Prada’s decision last week to fire the starting gun on an initial public offering in Hong Kong– rather than Milan, London or New York – has created a buzz among dealmakers in the Chinese city.

Bankers are getting excited about the possibility of a wave of similar share sales from other European luxury goods brands such as Hugo Boss and Salvatore Ferragamo.

Some are even daring to dream that Hong Kong will rise to become the premier international listing destination for companies from all over the world, across sectors from mining to financial services.

Indeed, Glencore, the Swiss trading house, and Kazakhmys, Kazakhstan’s largest copper miner, are among the groups known to be considering listings in Hong Kong in 2011.

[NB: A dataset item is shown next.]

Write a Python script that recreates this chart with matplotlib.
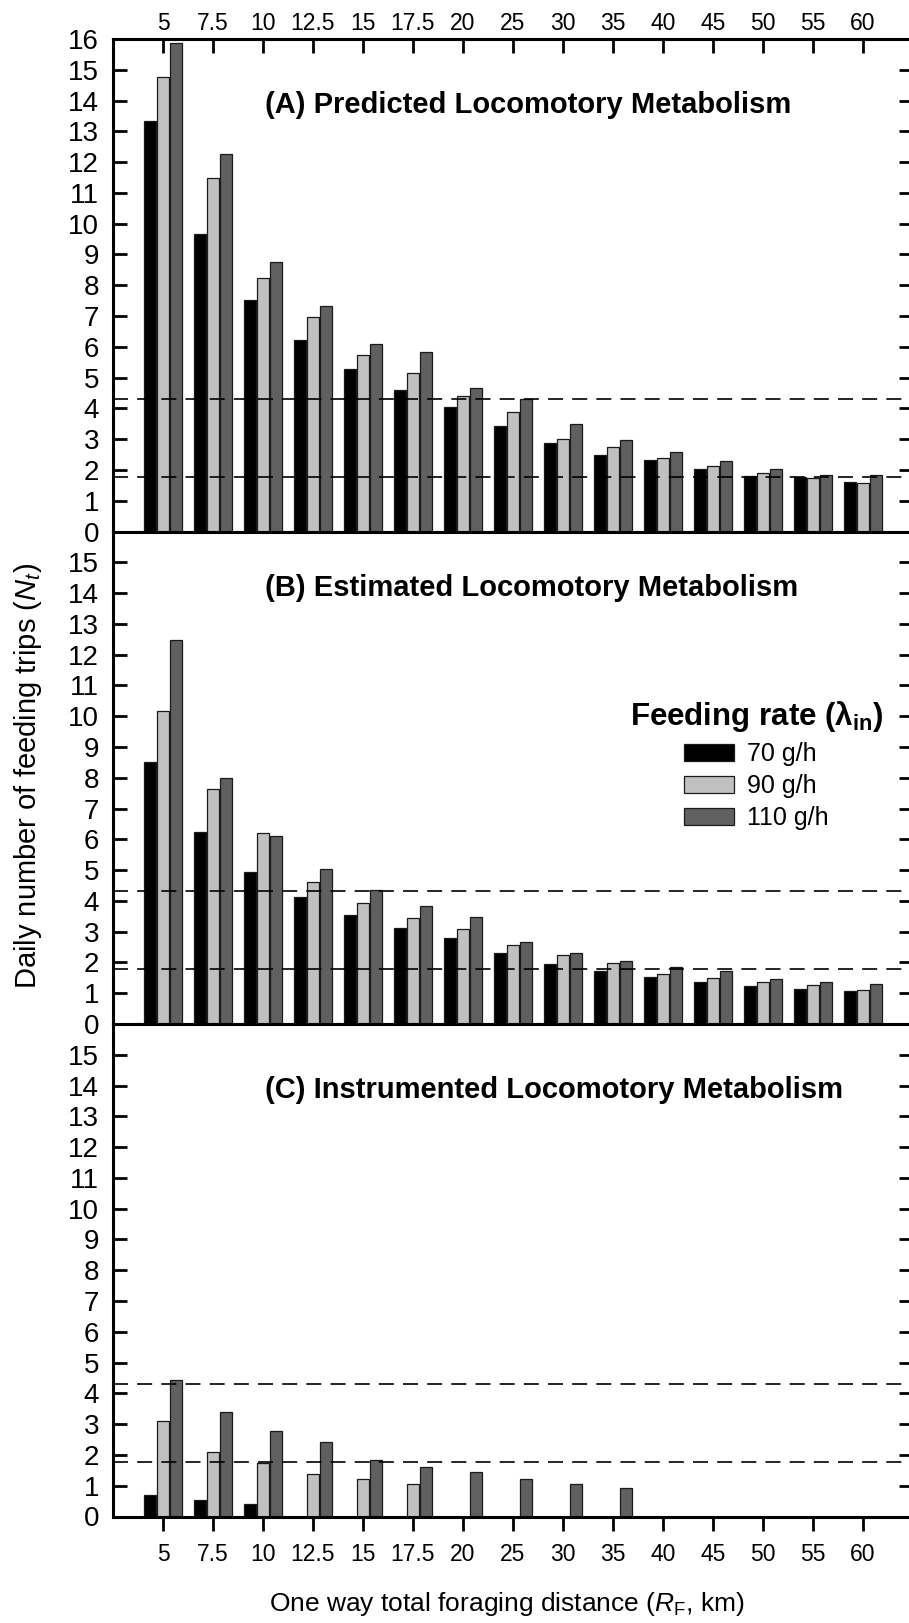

“China will be the new America and Hong Kong/Shanghai will be the new New York,” says Stephen Jennings, chief executive of Russia’s Renaissance Capital, which last year opened an office in Hong Kong. “The city is fast becoming the capital of global finance.”

The question, however, is whether expectations have run ahead of reality.

There is no doubt that Hong Kong’s stock market has more than enough depth to support deals from across the world. Companies raised almost $58bn through new listings in Hong Kong in 2010, according to Dealogic – more than on any other exchange in the world. Like in previous years, the majority of the new listings were from companies based in the city or on the Chinese mainland.

But there was a notable new trend, which paved the way for Prada’s plan. Hong Kong saw its first listings of companies from as far afield as Mongolia, Russia and France: namely Mongolian Mining Corp, Rusal, and L’Occitane.

In fashion

The trouble is that not all of these pioneering deals have been regarded as a success by investors or dealmakers. Shares in Rusal, for instance, tumbled after its Hong Kong listing and have been thinly traded compared with its peers ever since.

Meanwhile, the Hong Kong-listed shares of Vale, the Brazilian iron ore miner, and Prudential, the UK insurer, have suffered from negligible trading volumes after the companies joined the city’s stock market last year without raising any new capital.

The reason Hong Kong dealmakers are so excited about the Prada offering is that they expect it to prove particularly popular with Hong Kong investors and encourage more international companies to follow suit. “A well-known name like Prada will have a much better chance of success than an unknown Russian miner,” says Eddie Tam, head of Central Asset Investments, a Hong Kong hedge fund.

According to bankers familiar with the Prada deal, the company will be able to sell its shares for a higher price in Hong Kong than it could achieve in Milan or London, because Asian investors “get” the story of rapidly-growing consumption of luxury goods in the region. “People out here can see the growth. They can walk out of their offices and see the tai-tais dropping hundreds in the shopping malls,” says one banker, referring to the free-spending wives of wealthy Hong Kong men.

However, according to CLSA, the broker, Asian-listed luxury goods companies do not trade at a premium over their European peers; both groups trade, on average, at the same valuation multiple – about 22 times forecast 2011 earnings.

Even so, the omens for simply getting a deal done are good. L’Occitane, the French cosmetics and perfumery company, which like Prada has a strong brand presence in Asia, raised $700m in a Hong Kong listing last May. Its shares attracted strong demand from investors and have since surged in value.

Investors say the minimum requirement for a successful IPO in Hong Kong is that a company must derive a significant and fast-rising proportion of sales – or, better, profits – from the region.

“You’ve got to have a regionally relevant story,” says one investor.

If Prada’s listing is a success, it could open the floodgates to many more global companies hungry for capital. Hong Kong dealmakers are putting to the back of their minds the fact that Prada has abandoned several attempted listings in Milan in the past decade, each time citing market volatility.